*What is asked:* Give back the full listing verbatim, apart from its images.

*Stored data:*
:::::

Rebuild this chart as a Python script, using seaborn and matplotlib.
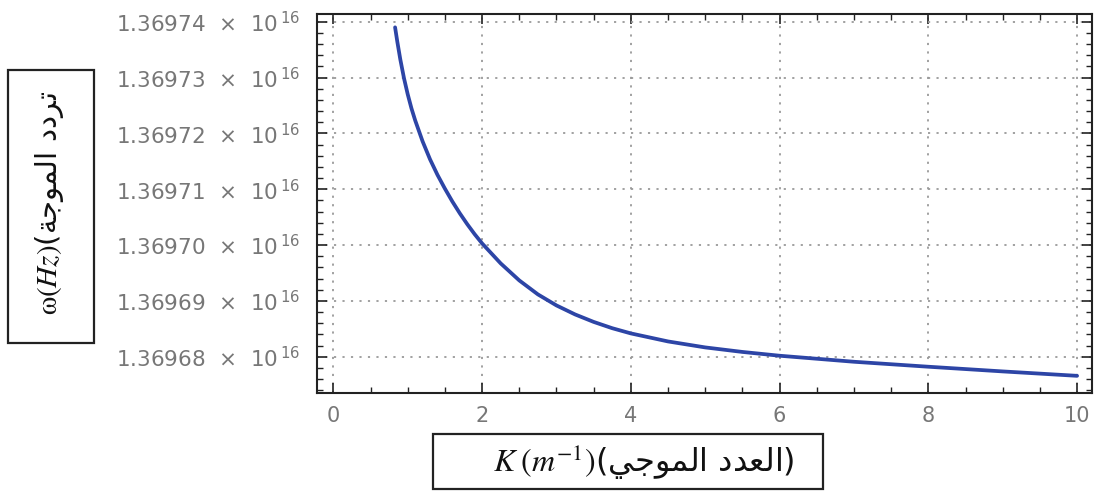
import matplotlib
matplotlib.use("Agg")
import matplotlib.pyplot as plt
from matplotlib.patches import Rectangle
from matplotlib.ticker import FixedLocator, MultipleLocator, FuncFormatter
import seaborn as sns
import pandas as pd

# Wave number K (1/m) and the corresponding wave frequency omega (Hz)
wavenumber = [0.83, 0.86, 0.90, 0.95, 1.00, 1.05, 1.10, 1.20, 1.30, 1.40, 1.50,
              1.60, 1.70, 1.80, 1.90, 2.00, 2.25, 2.50, 2.75, 3.00, 3.25, 3.50,
              3.75, 4.00, 4.50, 5.00, 5.50, 6.00, 7.00, 8.00, 9.00, 10.0]
frequency = [1.36973901e16, 1.36973643e16, 1.36973328e16, 1.36972988e16, 1.36972701e16,
             1.36972450e16, 1.36972235e16, 1.36971858e16, 1.36971536e16, 1.36971258e16,
             1.36971011e16, 1.36970781e16, 1.36970570e16, 1.36970375e16, 1.36970195e16,
             1.36970030e16, 1.36969672e16, 1.36969367e16, 1.36969117e16, 1.36968919e16,
             1.36968758e16, 1.36968624e16, 1.36968511e16, 1.36968418e16, 1.36968274e16,
             1.36968167e16, 1.36968086e16, 1.36968018e16, 1.36967910e16, 1.36967821e16,
             1.36967737e16, 1.36967658e16]

x_ticks = [0, 2, 4, 6, 8, 10]
y_ticks = [1.36968e16, 1.36969e16, 1.36970e16, 1.36971e16, 1.36972e16, 1.36973e16, 1.36974e16]

# Arabic labels written in visual (left-to-right) order with presentation forms
arabic_wavenumber = "\uFEF2\uFE9F\uFEEE\uFEE4\uFEDF\uFE8D \uFEA9\uFEAA\uFECC\uFEDF\uFE8D"
arabic_frequency = "\uFE94\uFE9F\uFEEE\uFEE4\uFEDF\uFE8D \uFEA9\uFEA9\uFEAE\uFE97"

sns.set_theme(style="white")
plt.rcParams["font.family"] = ["DejaVu Sans"]
plt.rcParams["mathtext.fontset"] = "stix"

df = pd.DataFrame({"K": wavenumber, "omega": frequency})

fig = plt.figure(figsize=(10.98, 4.93), dpi=100)
ax = fig.add_axes([0.2887, 0.2028, 0.7058, 0.7688])

sns.lineplot(data=df, x="K", y="omega", ax=ax, color="#2d45a6", linewidth=2.7,
             sort=True, estimator=None)

ax.set_xlim(-0.22, 10.2)
ax.set_ylim(1.3696735e16, 1.3697414e16)

ax.xaxis.set_major_locator(FixedLocator(x_ticks))
ax.xaxis.set_minor_locator(MultipleLocator(0.5))
ax.yaxis.set_major_locator(FixedLocator(y_ticks))
ax.yaxis.set_minor_locator(MultipleLocator(2e10))

ax.xaxis.set_major_formatter(FuncFormatter(lambda v, p: f"{v:g}"))
ax.yaxis.set_major_formatter(
    FuncFormatter(lambda v, p: f"{v / 1e16:.5f}  ×  10" + r"$\mathregular{\,^{16}}$"))

ax.tick_params(axis="both", which="both", direction="in", top=True, right=True,
               bottom=True, left=True, colors="#222222", labelcolor="#777777")
ax.tick_params(axis="both", which="major", length=7, width=1.2)
ax.tick_params(axis="both", which="minor", length=4, width=1.0)
ax.tick_params(axis="y", which="major", labelsize=15.5, pad=12)
ax.tick_params(axis="x", which="major", labelsize=15, pad=9)

ax.grid(True, which="major", color="#9a9a9a", linestyle=(0, (1.2, 3.5)), linewidth=1.3)
for s in ax.spines.values():
    s.set_visible(True)
    s.set_color("#222222")
    s.set_linewidth(1.5)

ax.set_xlabel("")
ax.set_ylabel("")

# Boxed axis titles
fig.patches.append(Rectangle((8 / 1098, 1 - 343 / 493), 86 / 1098, 273 / 493,
                             transform=fig.transFigure, fill=False,
                             edgecolor="#222222", linewidth=1.6))
fig.text(50 / 1098, 1 - 203 / 493,
         r"$\mathrm{\omega}(Hz)$(" + arabic_frequency,
         rotation=90, ha="center", va="center", fontsize=21, color="#111111")

fig.patches.append(Rectangle((433 / 1098, 1 - 489 / 493), 390 / 1098, 55 / 493,
                             transform=fig.transFigure, fill=False,
                             edgecolor="#222222", linewidth=1.6))
fig.text(644 / 1098, 1 - 462 / 493,
         r"$K\;(m^{-1})$(" + arabic_wavenumber + ")",
         ha="center", va="center", fontsize=23, color="#111111")

fig.savefig("out.png", dpi=100)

:::::

*Result of the task:*
Rebuild this chart as a Python script, using seaborn and matplotlib.
import matplotlib
matplotlib.use("Agg")
import matplotlib.pyplot as plt
from matplotlib.patches import Rectangle
from matplotlib.ticker import FixedLocator, MultipleLocator, FuncFormatter
import seaborn as sns
import pandas as pd

# Wave number K (1/m) and the corresponding wave frequency omega (Hz)
wavenumber = [0.83, 0.86, 0.90, 0.95, 1.00, 1.05, 1.10, 1.20, 1.30, 1.40, 1.50,
              1.60, 1.70, 1.80, 1.90, 2.00, 2.25, 2.50, 2.75, 3.00, 3.25, 3.50,
              3.75, 4.00, 4.50, 5.00, 5.50, 6.00, 7.00, 8.00, 9.00, 10.0]
frequency = [1.36973901e16, 1.36973643e16, 1.36973328e16, 1.36972988e16, 1.36972701e16,
             1.36972450e16, 1.36972235e16, 1.36971858e16, 1.36971536e16, 1.36971258e16,
             1.36971011e16, 1.36970781e16, 1.36970570e16, 1.36970375e16, 1.36970195e16,
             1.36970030e16, 1.36969672e16, 1.36969367e16, 1.36969117e16, 1.36968919e16,
             1.36968758e16, 1.36968624e16, 1.36968511e16, 1.36968418e16, 1.36968274e16,
             1.36968167e16, 1.36968086e16, 1.36968018e16, 1.36967910e16, 1.36967821e16,
             1.36967737e16, 1.36967658e16]

x_ticks = [0, 2, 4, 6, 8, 10]
y_ticks = [1.36968e16, 1.36969e16, 1.36970e16, 1.36971e16, 1.36972e16, 1.36973e16, 1.36974e16]

# Arabic labels written in visual (left-to-right) order with presentation forms
arabic_wavenumber = "\uFEF2\uFE9F\uFEEE\uFEE4\uFEDF\uFE8D \uFEA9\uFEAA\uFECC\uFEDF\uFE8D"
arabic_frequency = "\uFE94\uFE9F\uFEEE\uFEE4\uFEDF\uFE8D \uFEA9\uFEA9\uFEAE\uFE97"

sns.set_theme(style="white")
plt.rcParams["font.family"] = ["DejaVu Sans"]
plt.rcParams["mathtext.fontset"] = "stix"

df = pd.DataFrame({"K": wavenumber, "omega": frequency})

fig = plt.figure(figsize=(10.98, 4.93), dpi=100)
ax = fig.add_axes([0.2887, 0.2028, 0.7058, 0.7688])

sns.lineplot(data=df, x="K", y="omega", ax=ax, color="#2d45a6", linewidth=2.7,
             sort=True, estimator=None)

ax.set_xlim(-0.22, 10.2)
ax.set_ylim(1.3696735e16, 1.3697414e16)

ax.xaxis.set_major_locator(FixedLocator(x_ticks))
ax.xaxis.set_minor_locator(MultipleLocator(0.5))
ax.yaxis.set_major_locator(FixedLocator(y_ticks))
ax.yaxis.set_minor_locator(MultipleLocator(2e10))

ax.xaxis.set_major_formatter(FuncFormatter(lambda v, p: f"{v:g}"))
ax.yaxis.set_major_formatter(
    FuncFormatter(lambda v, p: f"{v / 1e16:.5f}  ×  10" + r"$\mathregular{\,^{16}}$"))

ax.tick_params(axis="both", which="both", direction="in", top=True, right=True,
               bottom=True, left=True, colors="#222222", labelcolor="#777777")
ax.tick_params(axis="both", which="major", length=7, width=1.2)
ax.tick_params(axis="both", which="minor", length=4, width=1.0)
ax.tick_params(axis="y", which="major", labelsize=15.5, pad=12)
ax.tick_params(axis="x", which="major", labelsize=15, pad=9)

ax.grid(True, which="major", color="#9a9a9a", linestyle=(0, (1.2, 3.5)), linewidth=1.3)
for s in ax.spines.values():
    s.set_visible(True)
    s.set_color("#222222")
    s.set_linewidth(1.5)

ax.set_xlabel("")
ax.set_ylabel("")

# Boxed axis titles
fig.patches.append(Rectangle((8 / 1098, 1 - 343 / 493), 86 / 1098, 273 / 493,
                             transform=fig.transFigure, fill=False,
                             edgecolor="#222222", linewidth=1.6))
fig.text(50 / 1098, 1 - 203 / 493,
         r"$\mathrm{\omega}(Hz)$(" + arabic_frequency,
         rotation=90, ha="center", va="center", fontsize=21, color="#111111")

fig.patches.append(Rectangle((433 / 1098, 1 - 489 / 493), 390 / 1098, 55 / 493,
                             transform=fig.transFigure, fill=False,
                             edgecolor="#222222", linewidth=1.6))
fig.text(644 / 1098, 1 - 462 / 493,
         r"$K\;(m^{-1})$(" + arabic_wavenumber + ")",
         ha="center", va="center", fontsize=23, color="#111111")

fig.savefig("out.png", dpi=100)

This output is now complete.